A sondagem «50 Anos de Independências — A descolonização portuguesa e os seus legados», desenvolvida pelo CESOP – Universidade Católica Portuguesa, em parceria com a Comissão Comemorativa 50 anos 25 de Abril e a RTP, constitui um contributo inédito para compreender como os processos de descolonização e independência são hoje percebidos e debatidos nas sociedades lusófonas. Entre maio e junho de 2025, foram realizados inquéritos em Portugal, Angola e Cabo Verde, com o objetivo de auscultar a forma como os cidadãos destes países encaram esse passado comum, os seus legados e as relações atuais com Portugal. No caso de Cabo Verde, os dados refletem uma sociedade que reconhece a importância da sua soberania, mas que continua a dialogar com o seu passado.

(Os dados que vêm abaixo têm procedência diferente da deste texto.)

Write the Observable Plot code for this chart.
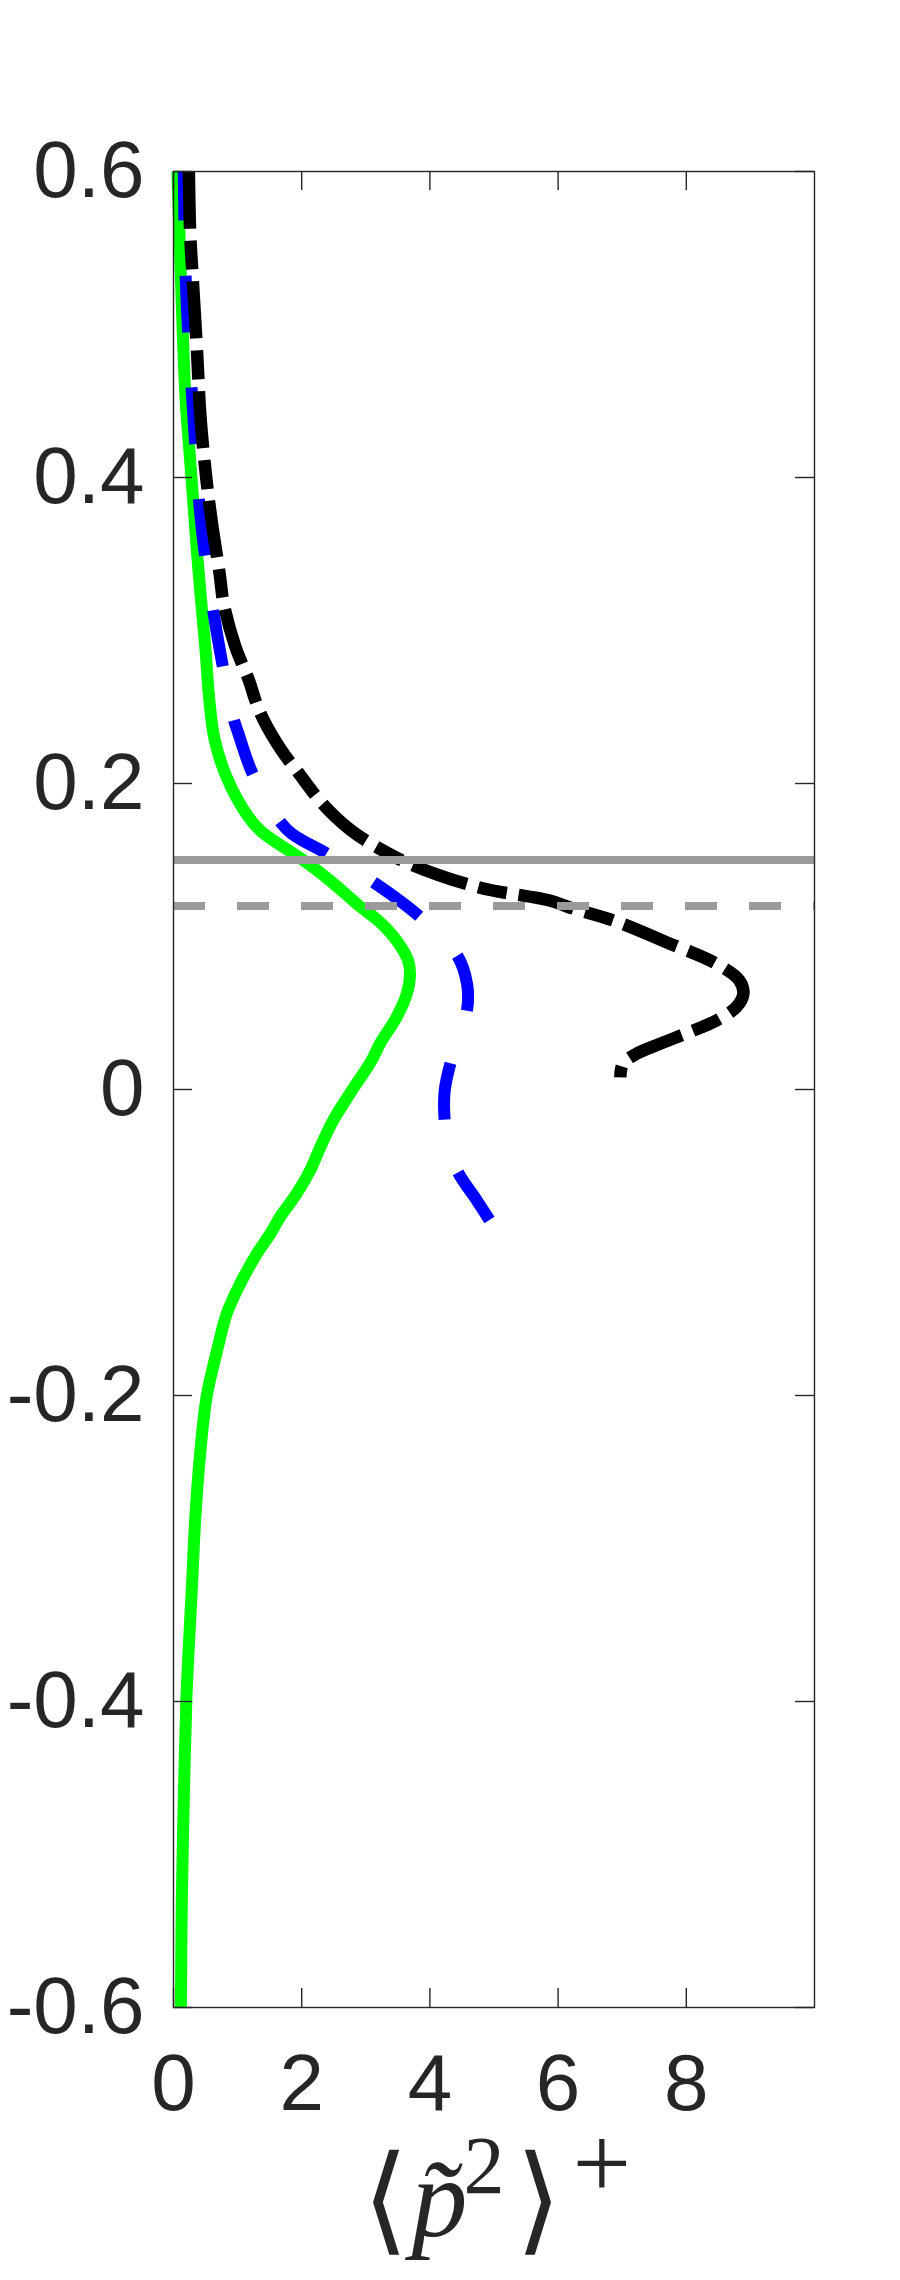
<!DOCTYPE html>
<html>
<head>
<meta charset="utf-8">
<script src="https://cdn.jsdelivr.net/npm/d3@7"></script>
<script src="https://cdn.jsdelivr.net/npm/@observablehq/plot@0.6"></script>
<style>
  html, body { margin: 0; padding: 0; background: #fff; }
  #chart svg { display: block; }
</style>
</head>
<body>
<div id="chart"></div>
<script>
// ---- tick values and labels ----
const xTicks = [0, 2, 4, 6, 8];
const xTickLabels = ["0", "2", "4", "6", "8"];
const yTicks = [-0.6, -0.4, -0.2, 0, 0.2, 0.4, 0.6];
const yTickLabels = ["-0.6", "-0.4", "-0.2", "0", "0.2", "0.4", "0.6"];

// ---- reference lines ----
const solidRefY = [0.15];
const dashedRefY = [0.12];

// ---- green solid curve ----
const greenY = [0.6, 0.55, 0.5, 0.45, 0.418, 0.385, 0.352, 0.32, 0.287, 0.254, 0.229, 0.204, 0.179, 0.169, 0.1497, 0.1366, 0.1214, 0.1094, 0.0974, 0.0843, 0.0756, 0.0626, 0.0473, 0.0299, 0.019, -0.0028, -0.0203, -0.0377, -0.053, -0.0682, -0.0835, -0.0943, -0.1074, -0.127, -0.1466, -0.1706, -0.2, -0.236, -0.28, -0.323, -0.367, -0.4, -0.465, -0.53, -0.6];
const greenX = [0.06, 0.10, 0.14, 0.19, 0.247, 0.307, 0.365, 0.43, 0.50, 0.56, 0.64, 0.83, 1.155, 1.36, 2.03, 2.44, 2.86, 3.22, 3.48, 3.66, 3.69, 3.64, 3.48, 3.22, 3.09, 2.75, 2.49, 2.29, 2.13, 1.92, 1.66, 1.51, 1.30, 1.04, 0.83, 0.68, 0.52, 0.42, 0.34, 0.29, 0.235, 0.2, 0.16, 0.13, 0.115];

// ---- blue dashed curve ----
const blueY = [0.6, 0.53, 0.44, 0.367, 0.295, 0.242, 0.233, 0.205, 0.17, 0.155, 0.1355, 0.1137, 0.088, 0.069, 0.052, 0.035, 0.017, -0.001, -0.020, -0.040, -0.055, -0.073, -0.086];
const blueX = [0.16, 0.19, 0.31, 0.44, 0.69, 0.94, 1.01, 1.25, 1.77, 2.36, 3.12, 3.82, 4.42, 4.58, 4.58, 4.46, 4.32, 4.23, 4.23, 4.30, 4.45, 4.74, 4.94];

// ---- black dash-dot curve ----
const blackY = [0.6, 0.56, 0.53, 0.48, 0.44, 0.40, 0.37, 0.337, 0.318, 0.29, 0.267, 0.254, 0.242, 0.222, 0.208, 0.187, 0.17, 0.158, 0.147, 0.132, 0.1235, 0.119, 0.1105, 0.0963, 0.0822, 0.0712, 0.0625, 0.0538, 0.0451, 0.0375, 0.0299, 0.0233, 0.0168, 0.008];
const blackX = [0.24, 0.26, 0.30, 0.37, 0.42, 0.51, 0.60, 0.72, 0.78, 0.96, 1.18, 1.28, 1.40, 1.68, 1.93, 2.32, 2.75, 3.19, 3.71, 4.77, 5.87, 6.18, 6.86, 7.69, 8.47, 8.83, 8.89, 8.78, 8.47, 8.05, 7.59, 7.22, 7.01, 6.97];

// ---- x-axis label pieces: ⟨ p̃ 2 ⟩ + ----
const labelTexts = ["\u27E8", "p\u0303", "2", "\u27E9", "+"];

// ---- build tables ----
const toRows = (xs, ys) => xs.map((x, i) => ({x, y: ys[i]}));
const green = toRows(greenX, greenY);
const blue = toRows(blueX, blueY);
const black = toRows(blackX, blackY);

const W = 900, H = 2280;
const mL = 173, mR = 86, mT = 171, mB = 273;
const frameW = W - mL - mR, frameH = H - mT - mB;
const tickLen = 19;
const axisColor = "#262626";
const sansFont = "'Liberation Sans', Arial, Helvetica, sans-serif";
const serifFont = "'Liberation Serif', 'DejaVu Serif', serif";
const bracketFont = "'DejaVu Serif', serif";
const cx = mL + frameW / 2;   // frame centre x
const by = H - mB;            // frame bottom y

const xFmt = d => xTickLabels[xTicks.indexOf(d)];
const yFmt = d => yTickLabels[yTicks.findIndex(t => Math.abs(t - d) < 1e-9)];

// one label piece, positioned (baseline) relative to the frame's bottom centre
const piece = (i, x, baseline, opts) => Plot.text([labelTexts[i]], {
  frameAnchor: "bottom", lineAnchor: "bottom", textAnchor: "start",
  dx: x - cx, dy: baseline - by,
  fill: axisColor, fontFamily: serifFont, ...opts
});

const chart = Plot.plot({
  width: W, height: H,
  marginLeft: mL, marginRight: mR, marginTop: mT, marginBottom: mB,
  x: {domain: [0, 10], axis: null},
  y: {domain: [-0.6, 0.6], axis: null},
  style: {background: "#fff", fontFamily: sansFont},
  marks: [
    // data curves
    Plot.line(green, {x: "x", y: "y", stroke: "#00ff00", strokeWidth: 12, strokeLinecap: "butt", strokeLinejoin: "round", curve: "catmull-rom"}),
    Plot.line(blue, {x: "x", y: "y", stroke: "#0000ff", strokeWidth: 12, strokeLinecap: "butt", strokeLinejoin: "round", strokeDasharray: "57,55", strokeDashoffset: 8, curve: "catmull-rom"}),
    Plot.line(black, {x: "x", y: "y", stroke: "#000000", strokeWidth: 12.5, strokeLinecap: "butt", strokeLinejoin: "round", strokeDasharray: "57,12,29,12", curve: "catmull-rom"}),
    // grey horizontal reference lines
    Plot.ruleY(solidRefY, {stroke: "#9a9a9a", strokeWidth: 8}),
    Plot.ruleY(dashedRefY, {stroke: "#9a9a9a", strokeWidth: 8, strokeDasharray: "32,32"}),
    // box
    Plot.frame({stroke: axisColor, strokeWidth: 1.4}),
    // inward ticks (bottom, top, left, right)
    Plot.tickX(xTicks, {x: d => d, insetTop: frameH - tickLen, stroke: axisColor, strokeWidth: 1.4}),
    Plot.tickX(xTicks, {x: d => d, insetBottom: frameH - tickLen, stroke: axisColor, strokeWidth: 1.4}),
    Plot.tickY(yTicks, {y: d => d, insetRight: frameW - tickLen, stroke: axisColor, strokeWidth: 1.4}),
    Plot.tickY(yTicks, {y: d => d, insetLeft: frameW - tickLen, stroke: axisColor, strokeWidth: 1.4}),
    // tick labels
    Plot.axisX(xTicks, {tickSize: 0, tickPadding: 46, tickFormat: xFmt, fontSize: 80, fontFamily: sansFont, color: axisColor, label: null}),
    Plot.axisY(yTicks, {tickSize: 0, tickPadding: 29, tickFormat: yFmt, fontSize: 80, fontFamily: sansFont, color: axisColor, label: null}),
    // x-axis label
    piece(0, 362, 2238, {fontSize: 118, fontFamily: bracketFont, stroke: "#fff", strokeWidth: 2}),
    piece(1, 411, 2235, {fontSize: 112, fontStyle: "italic"}),
    piece(2, 463, 2192, {fontSize: 82}),
    piece(3, 515, 2238, {fontSize: 118, fontFamily: bracketFont, stroke: "#fff", strokeWidth: 2}),
    piece(4, 572, 2197, {fontSize: 104})
  ]
});

document.getElementById("chart").appendChild(chart);
</script>
</body>
</html>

O relatório completo está disponível para consulta em https://50anos25abril.pt/iniciativas/sondagem-a-descolonizacao-portuguesa/
Comemorações dos 50 anos do 25 de Abril até 2026
As Comemorações dos 50 anos do 25 de Abril tiveram início em março de 2022 e vão decorrer até 2026. Cada ano foca-se num tema prioritário, tendo como objetivo reforçar a memória e enfatizar a relevância atual destes acontecimentos na construção e afirmação da democracia.
O período inicial das Comemorações foi dedicado aos movimentos sociais e políticos que criaram as condições para o golpe militar. A partir de 2024, revisitam-se os três ‘D’ do Programa do Movimento das Forças Armadas (MFA), em iniciativas que evocam o processo de descolonização, a democratização e o desenvolvimento.